Customer Experience

The Customer Experience (CX) Symposium Series: A Thought Incubator for Federal CX Practitioners

Jan 21, 2022

The Customer Experience (CX) Symposiums from the U.S. General Services Administration (GSA) Office of Customer Experience (OCE) act as both connector and thought incubator for CX practitioners across the federal space. Different from the CX Community of Practice or large conferences, the CX Symposium series convenes a small group with the explicit purpose of CX exploration, thought experimentation, and curiosity-led extrapolation.

The symposium format was originally piloted around 385 b.c.e., meaning that it’s been through quite a bit of user testing as a platform for engagement. It requires that each member of a small group speaks from their own perspectives on a large-scale question. Through this conversational process, the group coalesces not around a solution to the question, but around a set of shared truths regarding that question, including contradictions, limitations, and affordances inherent to the question itself. Solutions, if any emerge, are happy outputs, but the primary outcome is engagement, generated knowledge around the question, and collaborative, conversational practice. These, then, are the rules of the CX Symposium games:

  1. Everyone is Welcome: whether your title CX practitioner or not, you are welcome.
  2. Conversation, Not Defense: The engagement tool is generative conversation, not a defense of a point of view.
  3. Practice-led Solutions: The outcome of this work is increased knowledge on how to converse; the outputs of this work, when they occur, are better, more inclusive solutions in our daily work.
  4. No Single Answer: There is no one answer or process to any questions posed in a symposium.
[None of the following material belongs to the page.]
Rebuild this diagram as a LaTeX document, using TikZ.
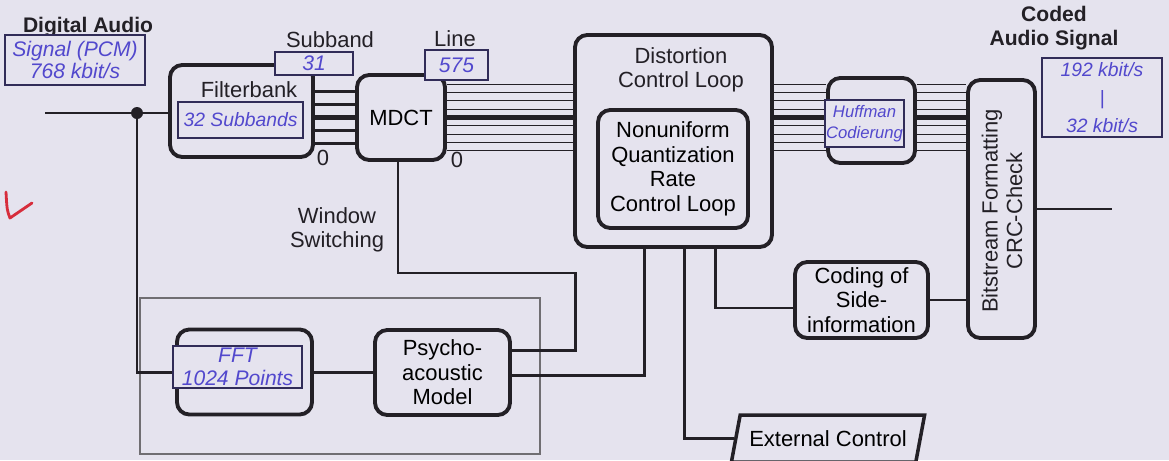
\documentclass[tikz,border=0pt]{standalone}
\usepackage{fontspec}
\setmainfont{Liberation Sans}
\usetikzlibrary{calc,shapes.geometric}
\newdimen\pxu \pxu=0.02cm
\definecolor{paper}{RGB}{229,227,238}
\definecolor{ink}{RGB}{35,32,38}
\definecolor{pen}{RGB}{82,72,205}
\definecolor{tick}{RGB}{215,45,60}
\tikzset{
  block/.style={draw=ink, line width=2.2pt, rounded corners=7pt, fill=paper, align=center, inner sep=0pt},
  note/.style={draw=ink!70!pen, line width=0.6pt, fill=paper, text=pen, align=center, inner sep=0pt,
    font=\itshape\fontsize{12}{13}\selectfont},
  lbl/.style={text=ink, align=center, inner sep=0pt},
  wire/.style={draw=ink, line width=1.7pt},
  busline/.style={draw=ink, line width=0.9pt},
  busmain/.style={draw=ink, line width=3.4pt},
}
\def\bus[#1](#2)(#3)#4{%
  \foreach \o in {#4}
    \draw[#1] ($(#2.east |- busy)+(0,\o)$) -- ($(#3.west |- busy)+(0,\o)$);
  \draw[busmain] (#2.east |- busy) -- (#3.west |- busy);}

\begin{document}
\begin{tikzpicture}[x=0.02cm, y=-0.02cm, font=\fontsize{12.5}{14}\selectfont]
		%%%%% START %%%%%
		\useasboundingbox (0,0) rectangle (1169,460);
		\clip (0,0) rectangle (1169,460);
		\fill[paper] (0,0) rectangle (1169,460);
		
		\draw[draw=ink!65, line width=0.6pt] (140,298) rectangle (540,454);
		
		\node[block, minimum width=143\pxu, minimum height=92\pxu] (filt) at (241.5,111) {};
		\node[lbl] (filtlbl) at (249,90) {Filterbank};
		\node[block, minimum width=88\pxu, minimum height=85\pxu] (mdct) at (401,117.5) {MDCT};
		\node[block, minimum width=197\pxu, minimum height=212\pxu] (dist) at (673.5,141) {};
		\node[lbl] (distlbl) at (681,70) {Distortion\\Control Loop};
		\node[block, minimum width=150\pxu, minimum height=118\pxu] (quant) at (673,169) {Nonuniform\\Quantization\\Rate\\Control Loop};
		\node[block, minimum width=87\pxu, minimum height=85\pxu] (huff) at (871.5,120.5) {};
		\node[block, minimum width=67\pxu, minimum height=258\pxu] (bits) at (1001.5,209) {};
		\node[lbl, rotate=90] (bitslbl) at (1002,211) {Bitstream Formatting\\CRC-Check};
		\node[block, minimum width=133\pxu, minimum height=76\pxu] (side) at (861.5,300) {Coding of\\Side-\\information};
		\node[block, minimum width=135\pxu, minimum height=85\pxu] (fft) at (244.5,372) {};
		\node[block, minimum width=135\pxu, minimum height=85\pxu] (psy) at (442.5,372.5) {Psycho-\\acoustic\\Model};
		\node[trapezium, draw=ink, line width=2pt, fill=paper, trapezium left angle=64, trapezium right angle=116,
		  trapezium stretches=true, minimum width=194\pxu, minimum height=47\pxu, inner sep=0pt] (ext) at (828,438.5) {External Control};
		
		%%%%% LABELS %%%%%
		\node[lbl, font=\fontsize{12}{14}\selectfont\bfseries] (inlbl) at (88,27) {Digital Audio};
		\node[lbl, font=\fontsize{12}{14}\selectfont\bfseries] (outlbl) at (1054,28) {Coded\\Audio Signal};
		\node[lbl] (sublbl) at (330,40) {Subband};
		\node[lbl] (linelbl) at (455,39) {Line};
		\node[lbl] (zeroa) at (323,158) {0};
		\node[lbl] (zerob) at (457,160) {0};
		\node[lbl] (wslbl) at (337,230) {Window\\Switching};
		
		%%%%% WIRES %%%%%
		\coordinate (in) at (45,113);
		\coordinate (split) at (137,113);
		\coordinate (ws) at (575,273);
		\coordinate (out) at (1112,209);
		\coordinate (busy) at (0,117.5);
		\draw[wire] (in) -- (in -| filt.west);
		\draw[wire] (split) |- (fft.west);
		\fill[ink] (split) circle[radius=6\pxu];
		\draw[wire] (fft.east) -- (fft.east -| psy.west);
		\draw[wire] ($(mdct.south)+(-3,0)$) |- (ws) |- ($(psy.east)+(0,-22)$);
		\draw[wire] ($(psy.east)+(0,3)$) -| ($(dist.south)+(-29,0)$);
		\draw[wire] ($(dist.south)+(11,0)$) |- (ext.west);
		\draw[wire] ($(dist.south)+(42,0)$) |- ($(side.west)+(0,8)$);
		\draw[wire] (side.east) -- (side.east -| bits.west);
		\draw[wire] (bits.east |- out) -- (out);
		
		\bus[wire](filt)(mdct){-26,-13,13,26}
		\bus[busline](mdct)(dist){-33,-25,-17,-8,8,17,25,33}
		\bus[busline](dist)(huff){-33,-25,-17,-8,8,17,25,33}
		\bus[busline](huff)(bits){-33,-25,-17,-8,8,17,25,33}
		
		%%%%% HANDWRITING %%%%%
		\node[note, minimum width=140\pxu, minimum height=50\pxu] (sig) at (75,60) {Signal (PCM)\\768 kbit/s};
		\node[note, minimum width=78\pxu, minimum height=23\pxu] (nsub) at (314,63.5) {31};
		\node[note, minimum width=63\pxu, minimum height=30\pxu] (nline) at (456.5,65) {575};
		\node[note, minimum width=125\pxu, minimum height=36\pxu, font=\itshape\fontsize{11}{13}\selectfont] (nbands) at (240.5,120) {32 Subbands};
		\node[note, minimum width=79\pxu, minimum height=47\pxu, font=\itshape\fontsize{9.5}{12}\selectfont] (nhuff) at (864.5,123.5) {Huffman\\Codierung};
		\node[note, minimum width=120\pxu, minimum height=79\pxu, font=\itshape\fontsize{11}{16}\selectfont] (nrate) at (1102,97.5) {192 kbit/s\\|\\32 kbit/s};
		\node[note, minimum width=129\pxu, minimum height=42\pxu] (nfft) at (237.5,367) {FFT\\1024 Points};
		\draw[tick, line width=1.6pt, line cap=round, line join=round] (6,192) .. controls (7,210) .. (10,218) -- (32,203);
		%%%%% END %%%%%
\end{tikzpicture}
\end{document}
The first CX Symposium (January 2021) asked the simple question: what is CX? In it, the group discussed CX as a concept—whether or not it is a passing fad, and what data drives CX in a meaningful way. In the second Symposium, (August 2021), participants engaged in future-thinking exercises under the premise that increased collaboration between agencies is both desirable and possible in driving better customer experience in the federal government. For our federal colleagues, further details and findings from these engagements are available; please email customerexperience@gsa.gov to reach Ana Monroe or Sheev Davé in GSA’s Office of Customer Experience, and we’d be happy to share them with you.

We’re excited to hear about the energy behind CX coming from senior leadership across government, including the direction from FY 22 OMB A-11 Section 280 (PDF, 11 pages, 410 kb), as well as the Executive Order on Transforming Federal Customer Experience and Service Delivery to Rebuild Trust in Government. We hope to continue the CX Symposiums, to embrace the questions and demands these directives impose on our civil service, and, through engaging with them as dedicated professionals and consumers of government services ourselves, help create a kinder, more human, and more transparent government.